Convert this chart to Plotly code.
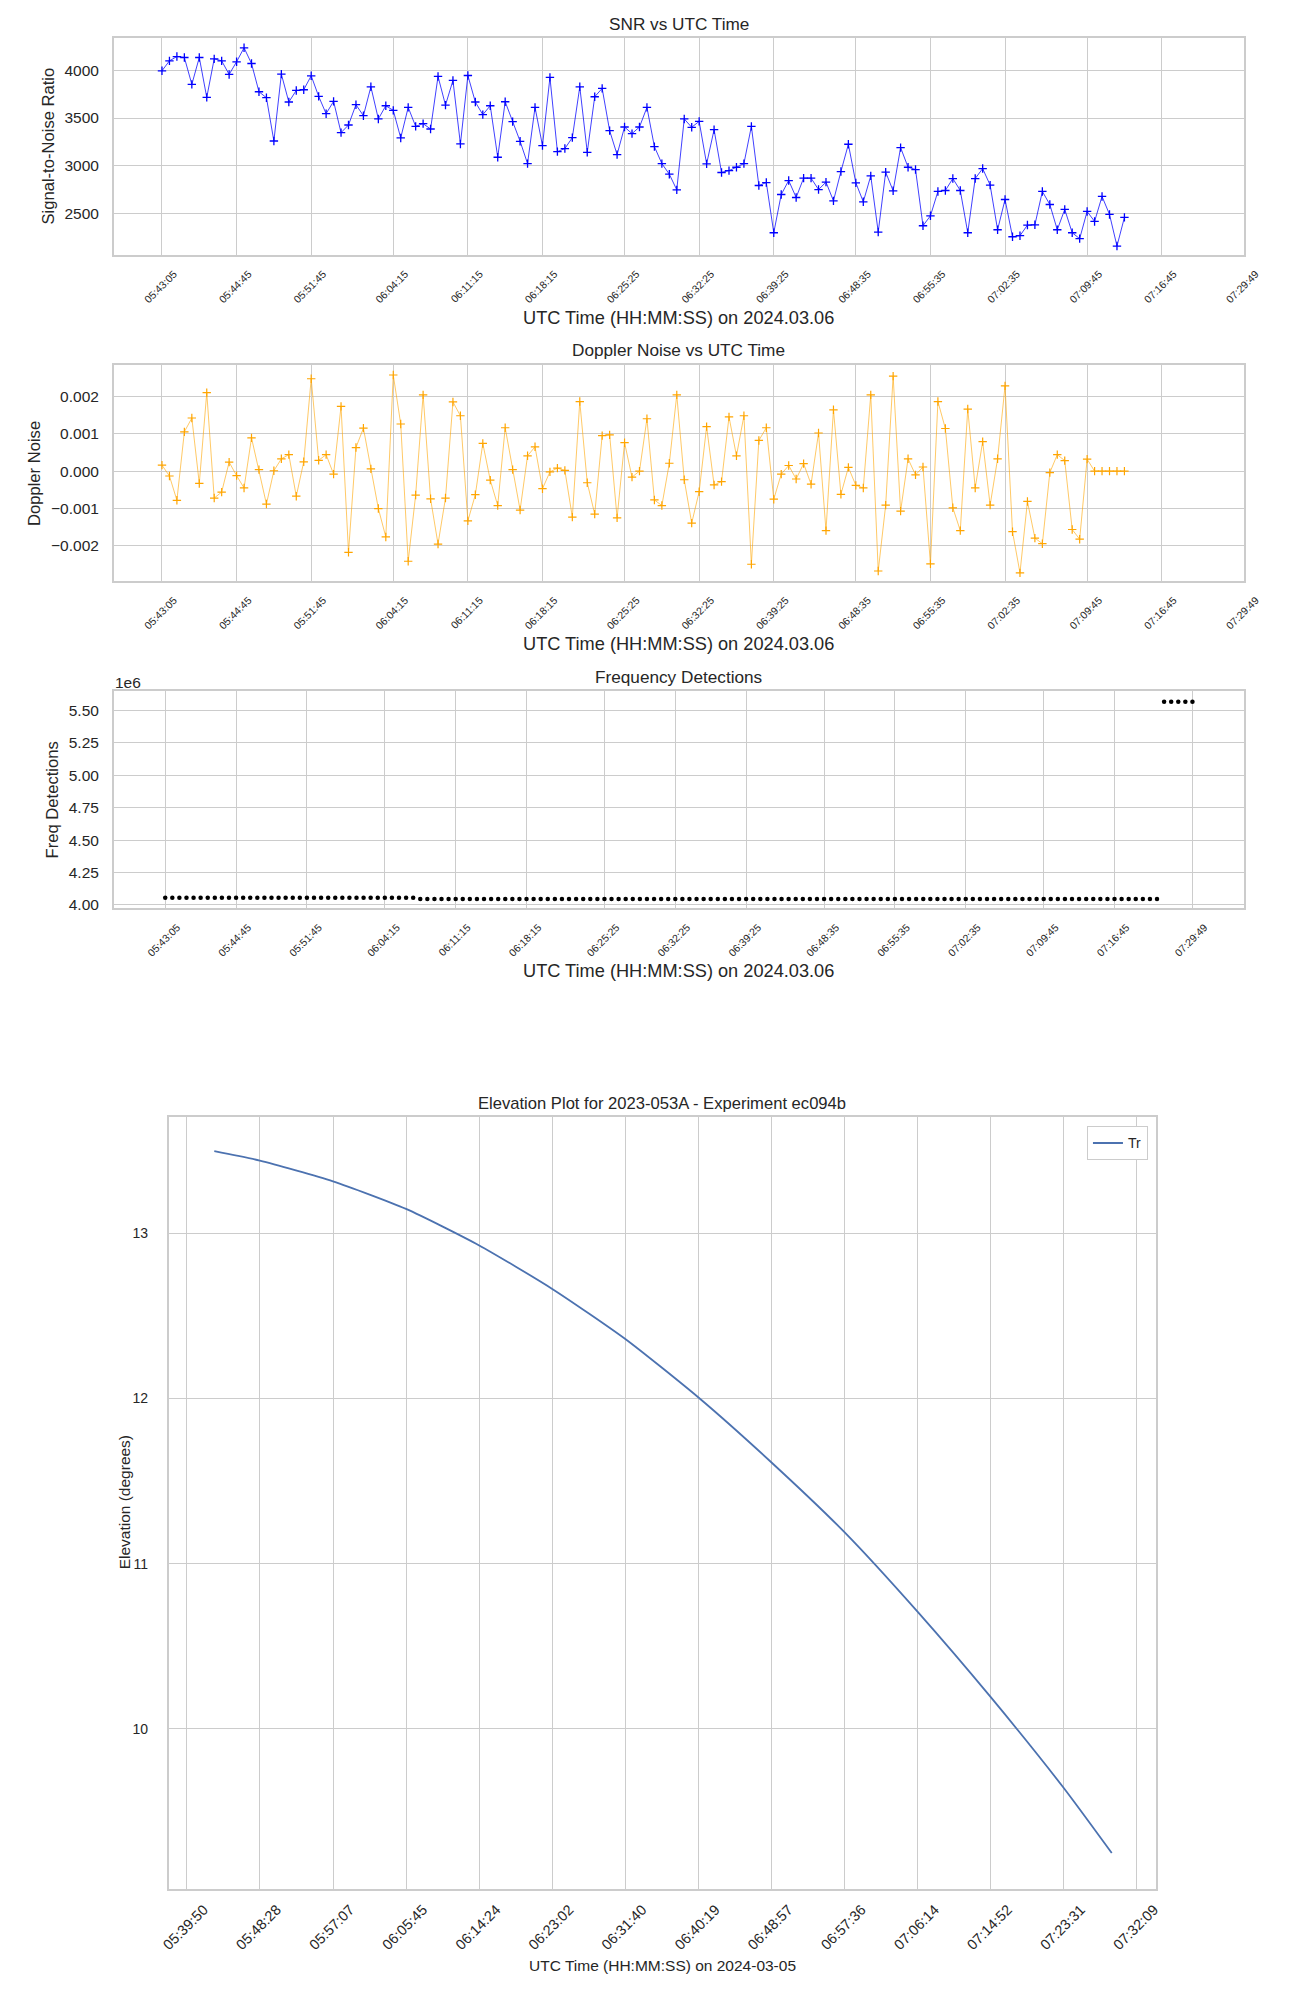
import plotly.graph_objects as go

# ---------------- data ----------------
tick_labels = ["05:43:05", "05:44:45", "05:51:45", "06:04:15", "06:11:15", "06:18:15",
               "06:25:25", "06:32:25", "06:39:25", "06:48:35", "06:55:35", "07:02:35",
               "07:09:45", "07:16:45", "07:29:49"]
tick_index = [0, 10, 20, 31, 41, 51, 62, 72, 82, 93, 103, 113, 124, 134, 145]

snr = [3993, 4097, 4142, 4132, 3851, 4132, 3715, 4118, 4097, 3955,
       4087, 4233, 4069, 3774, 3712, 3260, 3958, 3667, 3788, 3795,
       3941, 3726, 3545, 3674, 3347, 3427, 3639, 3524, 3826, 3490,
       3628, 3580, 3292, 3611, 3413, 3441, 3385, 3934, 3635, 3892,
       3229, 3944, 3667, 3535, 3628, 3090, 3670, 3462, 3257, 3024,
       3611, 3212, 3924, 3149, 3181, 3295, 3826, 3142, 3722, 3809,
       3368, 3118, 3406, 3337, 3406, 3611, 3201, 3024, 2913, 2750,
       3490, 3403, 3465, 3021, 3378, 2931, 2951, 2986, 3024, 3413,
       2795, 2826, 2302, 2701, 2847, 2670, 2872, 2872, 2753, 2830,
       2635, 2941, 3226, 2823, 2625, 2896, 2309, 2934, 2740, 3191,
       2986, 2962, 2375, 2479, 2733, 2743, 2868, 2743, 2302, 2868,
       2972, 2799, 2333, 2649, 2260, 2271, 2382, 2385, 2733, 2597,
       2333, 2545, 2302, 2240, 2524, 2420, 2681, 2493, 2163, 2462]

doppler = [0.00016, -0.00013, -0.00078, 0.00105, 0.00142, -0.00033, 0.00210, -0.00072, -0.00056, 0.00024,
           -0.00012, -0.00045, 0.00089, 0.00004, -0.00088, 0.00001, 0.00033, 0.00044, -0.00067, 0.00025,
           0.00247, 0.00029, 0.00044, -0.00008, 0.00173, -0.00217, 0.00063, 0.00115, 0.00006, -0.00100,
           -0.00176, 0.00257, 0.00126, -0.00241, -0.00064, 0.00204, -0.00074, -0.00195, -0.00072, 0.00185,
           0.00148, -0.00133, -0.00063, 0.00074, -0.00024, -0.00092, 0.00116, 0.00004, -0.00104, 0.00041,
           0.00065, -0.00047, -0.00002, 0.00008, 0.00002, -0.00123, 0.00186, -0.00031, -0.00115, 0.00095,
           0.00097, -0.00125, 0.00076, -0.00016, 0.00000, 0.00140, -0.00077, -0.00092, 0.00021, 0.00204,
           -0.00023, -0.00139, -0.00055, 0.00119, -0.00037, -0.00028, 0.00145, 0.00041, 0.00148, -0.00249,
           0.00082, 0.00116, -0.00075, -0.00008, 0.00015, -0.00021, 0.00020, -0.00035, 0.00102, -0.00159,
           0.00164, -0.00062, 0.00010, -0.00038, -0.00045, 0.00204, -0.00267, -0.00091, 0.00254, -0.00107,
           0.00033, -0.00010, 0.00011, -0.00248, 0.00186, 0.00114, -0.00098, -0.00159, 0.00166, -0.00045,
           0.00079, -0.00091, 0.00033, 0.00228, -0.00162, -0.00272, -0.00081, -0.00179, -0.00194, -0.00004,
           0.00044, 0.00028, -0.00156, -0.00182, 0.00032, 0.00000, 0.00000, 0.00000, 0.00000, 0.00000]

freq = [4054000, 4054000, 4054000, 4054000, 4054000, 4054000, 4054000, 4054000, 4054000, 4054000,
        4054000, 4054000, 4054000, 4054000, 4054000, 4054000, 4054000, 4054000, 4054000, 4054000,
        4054000, 4054000, 4054000, 4054000, 4054000, 4054000, 4054000, 4054000, 4054000, 4054000,
        4054000, 4054000, 4054000, 4054000, 4054000, 4054000, 4044000, 4044000, 4044000, 4044000,
        4044000, 4044000, 4044000, 4044000, 4044000, 4044000, 4044000, 4044000, 4044000, 4044000,
        4044000, 4044000, 4044000, 4044000, 4044000, 4044000, 4044000, 4044000, 4044000, 4044000,
        4044000, 4044000, 4044000, 4044000, 4044000, 4044000, 4044000, 4044000, 4044000, 4044000,
        4044000, 4044000, 4044000, 4044000, 4044000, 4044000, 4044000, 4044000, 4044000, 4044000,
        4044000, 4044000, 4044000, 4044000, 4044000, 4044000, 4044000, 4044000, 4044000, 4044000,
        4044000, 4044000, 4044000, 4044000, 4044000, 4044000, 4044000, 4044000, 4044000, 4044000,
        4044000, 4044000, 4044000, 4044000, 4044000, 4044000, 4044000, 4044000, 4044000, 4044000,
        4044000, 4044000, 4044000, 4044000, 4044000, 4044000, 4044000, 4044000, 4044000, 4044000,
        4044000, 4044000, 4044000, 4044000, 4044000, 4044000, 4044000, 4044000, 4044000, 4044000,
        4044000, 4044000, 4044000, 4044000, 4044000, 4044000, 4044000, 4044000, 4044000, 4044000,
        4044000, 5569000, 5569000, 5569000, 5569000, 5569000]

elev_time = ["2024-03-05 05:43:05", "2024-03-05 05:48:28", "2024-03-05 05:57:07",
             "2024-03-05 06:05:45", "2024-03-05 06:14:24", "2024-03-05 06:23:02",
             "2024-03-05 06:31:40", "2024-03-05 06:40:19", "2024-03-05 06:48:57",
             "2024-03-05 06:57:36", "2024-03-05 07:06:14", "2024-03-05 07:14:52",
             "2024-03-05 07:23:31", "2024-03-05 07:29:10"]
elevation = [13.495, 13.438, 13.313, 13.146, 12.925, 12.662, 12.359,
             12.005, 11.612, 11.189, 10.708, 10.192, 9.641, 9.249]

elev_tick_labels = ["05:39:50", "05:48:28", "05:57:07", "06:05:45", "06:14:24", "06:23:02",
                    "06:31:40", "06:40:19", "06:48:57", "06:57:36", "07:06:14", "07:14:52",
                    "07:23:31", "07:32:09"]

snr_ticks = [2500, 3000, 3500, 4000]
dop_ticks = [-0.002, -0.001, 0.0, 0.001, 0.002]
dop_ticktext = ["\u22120.002", "\u22120.001", "0.000", "0.001", "0.002"]
freq_ticks = [4000000, 4250000, 4500000, 4750000, 5000000, 5250000, 5500000]
freq_ticktext = ["4.00", "4.25", "4.50", "4.75", "5.00", "5.25", "5.50"]
elev_ticks = [10, 11, 12, 13]

# ---------------- layout helpers ----------------
W, H = 1300, 2000
FONT = "Liberation Sans, Arial, sans-serif"
TXT = "#262626"
GRID = "#cccccc"


def px(x):
    return x / W


def py(y):
    return 1 - y / H


fig = go.Figure()

fig.add_trace(go.Scatter(
    x=list(range(len(snr))), y=snr, mode="lines+markers", xaxis="x", yaxis="y",
    line=dict(color="rgba(0,0,255,0.75)", width=1),
    marker=dict(symbol="cross-thin", size=6, line=dict(color="#0000ff", width=1.3)),
    showlegend=False))

fig.add_trace(go.Scatter(
    x=list(range(len(doppler))), y=doppler, mode="lines+markers", xaxis="x2", yaxis="y2",
    line=dict(color="rgba(255,165,0,0.6)", width=1),
    marker=dict(symbol="cross-thin", size=6, line=dict(color="#ffa500", width=1.2)),
    showlegend=False))

fig.add_trace(go.Scatter(
    x=list(range(len(freq))), y=freq, mode="markers", xaxis="x3", yaxis="y3",
    marker=dict(symbol="circle", size=4.5, color="black"),
    showlegend=False))

fig.add_trace(go.Scatter(
    x=elev_time, y=elevation, mode="lines", xaxis="x4", yaxis="y4",
    line=dict(color="#4c72b0", width=1.8, shape="spline", smoothing=0.6),
    name="Tr", showlegend=True))

common = dict(showline=True, mirror=True, linecolor=GRID, linewidth=1.7,
              showgrid=True, gridcolor=GRID, gridwidth=1.3, zeroline=False,
              ticks="", tickfont=dict(family=FONT, size=15.5, color=TXT))

top_x = dict(common, tickvals=tick_index, ticktext=tick_labels, tickangle=-45,
             tickfont=dict(family=FONT, size=10.5, color=TXT),
             ticklabelshift=12, ticklabelstandoff=7)

xd = [px(107), px(1260)]
fig.update_layout(
    xaxis=dict(top_x, domain=xd, anchor="y", range=[-6.45, 145]),
    yaxis=dict(common, domain=[py(255.7), py(37.7)], anchor="x", range=[2068.75, 4339.6],
               tickvals=snr_ticks, ticklabelstandoff=10),
    xaxis2=dict(top_x, domain=xd, anchor="y2", range=[-6.45, 145]),
    yaxis2=dict(common, domain=[py(582.7), py(365.7)], anchor="x2", range=[-0.002944, 0.002843],
                tickvals=dop_ticks, ticktext=dop_ticktext, ticklabelstandoff=10),
    xaxis3=dict(top_x, domain=xd, anchor="y3", range=[-7.25, 152.25]),
    yaxis3=dict(common, domain=[py(910.7), py(692.7)], anchor="x3", range=[3972000, 5652000],
                tickvals=freq_ticks, ticktext=freq_ticktext, ticklabelstandoff=10),
    xaxis4=dict(common, domain=[px(163), px(1170)], anchor="y4", type="date",
                range=["2024-03-05 05:37:42", "2024-03-05 07:34:21"],
                tickvals=["2024-03-05 " + t for t in elev_tick_labels], ticktext=elev_tick_labels,
                tickangle=-45, tickfont=dict(family=FONT, size=14.5, color=TXT),
                ticklabelshift=17, ticklabelstandoff=5),
    yaxis4=dict(common, domain=[py(1893.5), py(1119.3)], anchor="x4", range=[9.033, 13.705],
                tickvals=elev_ticks, tickfont=dict(family=FONT, size=14, color=TXT),
                ticklabelstandoff=16),
    width=W, height=H, margin=dict(l=0, r=0, t=0, b=0),
    paper_bgcolor="white", plot_bgcolor="white",
    font=dict(family=FONT, color=TXT),
    legend=dict(x=px(1162), y=py(1129), xanchor="right", yanchor="top",
                bgcolor="white", bordercolor=GRID, borderwidth=1.2,
                font=dict(family=FONT, size=14, color=TXT), itemwidth=30),
)


def ann(text, x, y, size, angle=0):
    fig.add_annotation(text=text, x=px(x), y=py(y), xref="paper", yref="paper",
                       showarrow=False, xanchor="center", yanchor="middle",
                       textangle=angle, font=dict(family=FONT, size=size, color=TXT))


# titles
ann("SNR vs UTC Time", 683.5, 24.5, 17.2)
ann("Doppler Noise vs UTC Time", 683.5, 351, 17.2)
ann("Frequency Detections", 683.5, 679, 17.2)
ann("Elevation Plot for 2023-053A - Experiment ec094b", 666.5, 1106.5, 16.6)
# x labels
ann("UTC Time (HH:MM:SS) on 2024.03.06", 683.5, 318.5, 18.2)
ann("UTC Time (HH:MM:SS) on 2024.03.06", 683.5, 646, 18.2)
ann("UTC Time (HH:MM:SS) on 2024.03.06", 683.5, 973.5, 18.2)
ann("UTC Time (HH:MM:SS) on 2024-03-05", 666.5, 1970, 15.5)
# y labels
ann("Signal-to-Noise Ratio", 40, 146.7, 16.6, -90)
ann("Doppler Noise", 25.5, 474.2, 16.6, -90)
ann("Freq Detections", 44.6, 801.7, 16.6, -90)
ann("Elevation (degrees)", 118, 1506.5, 15.5, -90)
# offset text
ann("1e6", 121.5, 684, 15.5)

fig.write_html("out.html", config={"displayModeBar": False},
               post_script="document.body.style.margin='0px';")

◇ ◇ ◇ ◇ ◇

### Exercise
Extract the lines exactly, please: the first line of the listing, the line with "import plotly.graph_objects as go", and every line between them, but no pictures.

### Reply
Convert this chart to Plotly code.
import plotly.graph_objects as go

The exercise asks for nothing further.